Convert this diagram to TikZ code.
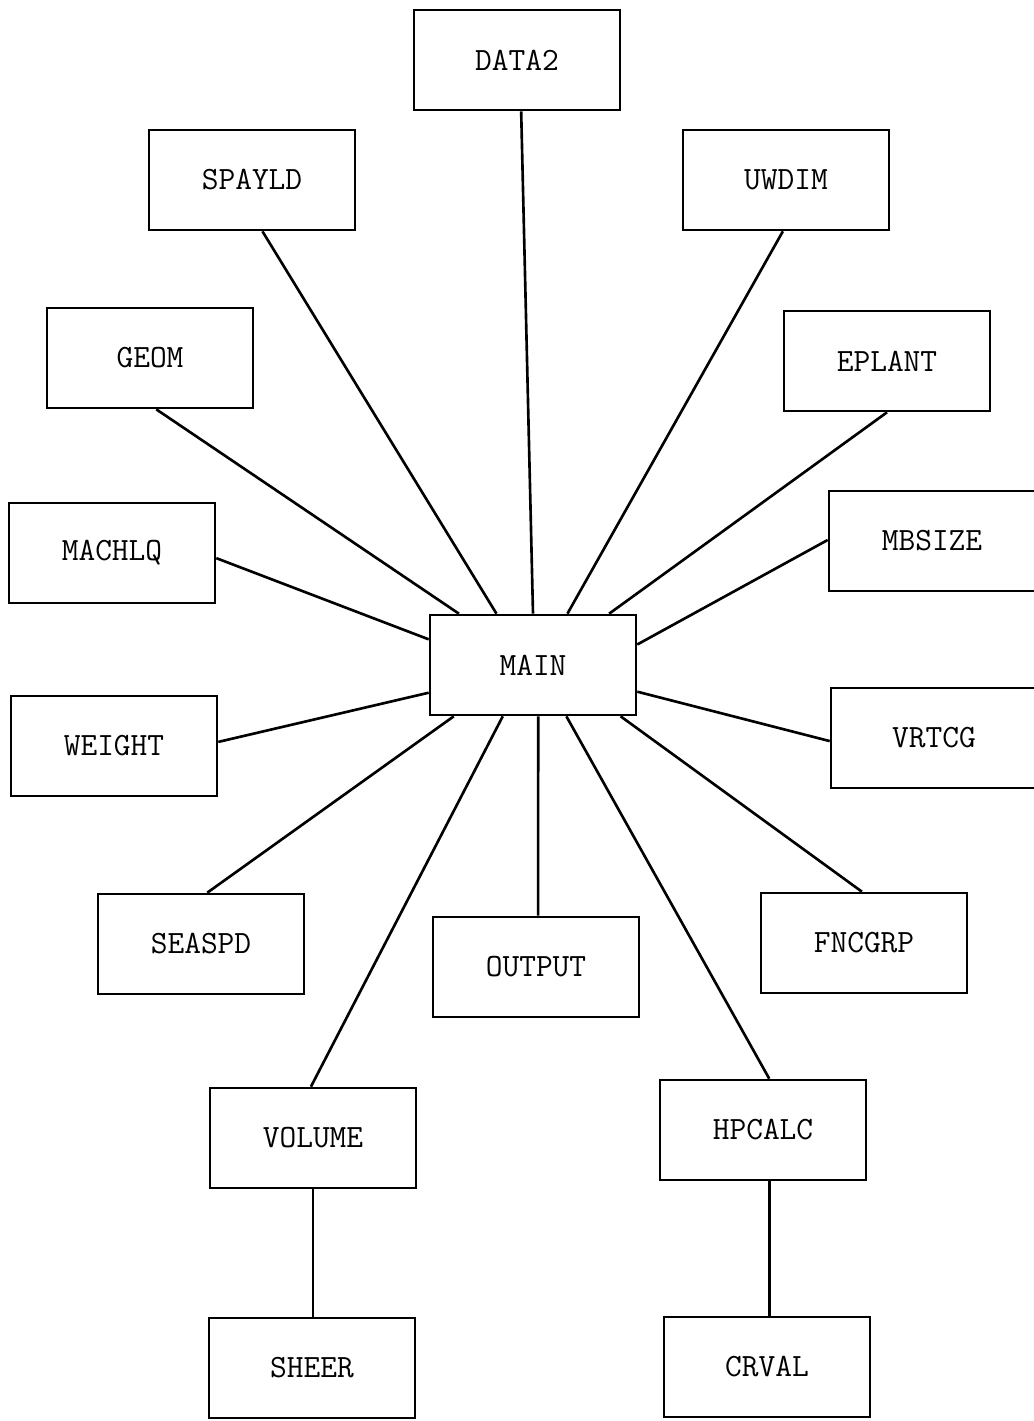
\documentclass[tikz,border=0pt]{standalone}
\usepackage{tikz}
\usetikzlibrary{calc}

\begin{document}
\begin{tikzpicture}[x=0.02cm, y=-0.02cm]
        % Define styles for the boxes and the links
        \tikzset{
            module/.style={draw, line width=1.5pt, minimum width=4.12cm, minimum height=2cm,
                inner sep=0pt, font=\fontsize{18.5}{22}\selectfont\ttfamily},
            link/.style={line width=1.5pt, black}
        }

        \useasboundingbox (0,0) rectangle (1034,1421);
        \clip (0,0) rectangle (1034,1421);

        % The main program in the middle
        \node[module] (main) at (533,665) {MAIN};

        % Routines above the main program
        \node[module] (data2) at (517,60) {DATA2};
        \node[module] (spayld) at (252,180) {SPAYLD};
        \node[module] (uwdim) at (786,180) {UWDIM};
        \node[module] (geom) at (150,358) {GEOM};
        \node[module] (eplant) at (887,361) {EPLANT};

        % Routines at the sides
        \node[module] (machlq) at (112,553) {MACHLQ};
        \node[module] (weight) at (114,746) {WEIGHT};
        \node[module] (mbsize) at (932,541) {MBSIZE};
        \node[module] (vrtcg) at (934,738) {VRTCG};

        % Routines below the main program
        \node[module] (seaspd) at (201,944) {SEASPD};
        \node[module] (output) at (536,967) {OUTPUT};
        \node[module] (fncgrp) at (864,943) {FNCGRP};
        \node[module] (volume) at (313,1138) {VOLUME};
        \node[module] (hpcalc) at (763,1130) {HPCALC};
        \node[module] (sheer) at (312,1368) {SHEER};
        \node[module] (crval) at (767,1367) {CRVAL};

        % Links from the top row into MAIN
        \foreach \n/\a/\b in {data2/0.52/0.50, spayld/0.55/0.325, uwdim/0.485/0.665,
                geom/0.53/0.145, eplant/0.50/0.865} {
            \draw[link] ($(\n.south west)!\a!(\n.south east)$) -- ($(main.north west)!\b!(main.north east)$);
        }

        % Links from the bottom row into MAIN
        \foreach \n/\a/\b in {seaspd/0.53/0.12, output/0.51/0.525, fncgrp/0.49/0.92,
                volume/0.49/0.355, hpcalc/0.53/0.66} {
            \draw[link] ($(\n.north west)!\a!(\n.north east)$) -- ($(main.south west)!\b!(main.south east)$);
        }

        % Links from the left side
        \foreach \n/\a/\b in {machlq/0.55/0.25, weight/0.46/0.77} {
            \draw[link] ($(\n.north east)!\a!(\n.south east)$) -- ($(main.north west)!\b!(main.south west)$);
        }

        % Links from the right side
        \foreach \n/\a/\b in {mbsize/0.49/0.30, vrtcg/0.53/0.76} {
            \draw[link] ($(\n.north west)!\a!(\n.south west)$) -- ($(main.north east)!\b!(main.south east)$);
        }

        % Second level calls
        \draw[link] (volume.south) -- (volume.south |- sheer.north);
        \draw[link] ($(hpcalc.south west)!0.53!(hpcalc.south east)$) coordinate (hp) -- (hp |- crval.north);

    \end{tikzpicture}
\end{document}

────────────────────

Only the lines from the top of the data through the line with "(eplant) at (887,361)" should be quoted, exactly and with both ends kept; skip the pictures.

Reply to the exercise:
Convert this diagram to TikZ code.
\documentclass[tikz,border=0pt]{standalone}
\usepackage{tikz}
\usetikzlibrary{calc}

\begin{document}
\begin{tikzpicture}[x=0.02cm, y=-0.02cm]
        % Define styles for the boxes and the links
        \tikzset{
            module/.style={draw, line width=1.5pt, minimum width=4.12cm, minimum height=2cm,
                inner sep=0pt, font=\fontsize{18.5}{22}\selectfont\ttfamily},
            link/.style={line width=1.5pt, black}
        }

        \useasboundingbox (0,0) rectangle (1034,1421);
        \clip (0,0) rectangle (1034,1421);

        % The main program in the middle
        \node[module] (main) at (533,665) {MAIN};

        % Routines above the main program
        \node[module] (data2) at (517,60) {DATA2};
        \node[module] (spayld) at (252,180) {SPAYLD};
        \node[module] (uwdim) at (786,180) {UWDIM};
        \node[module] (geom) at (150,358) {GEOM};
        \node[module] (eplant) at (887,361) {EPLANT};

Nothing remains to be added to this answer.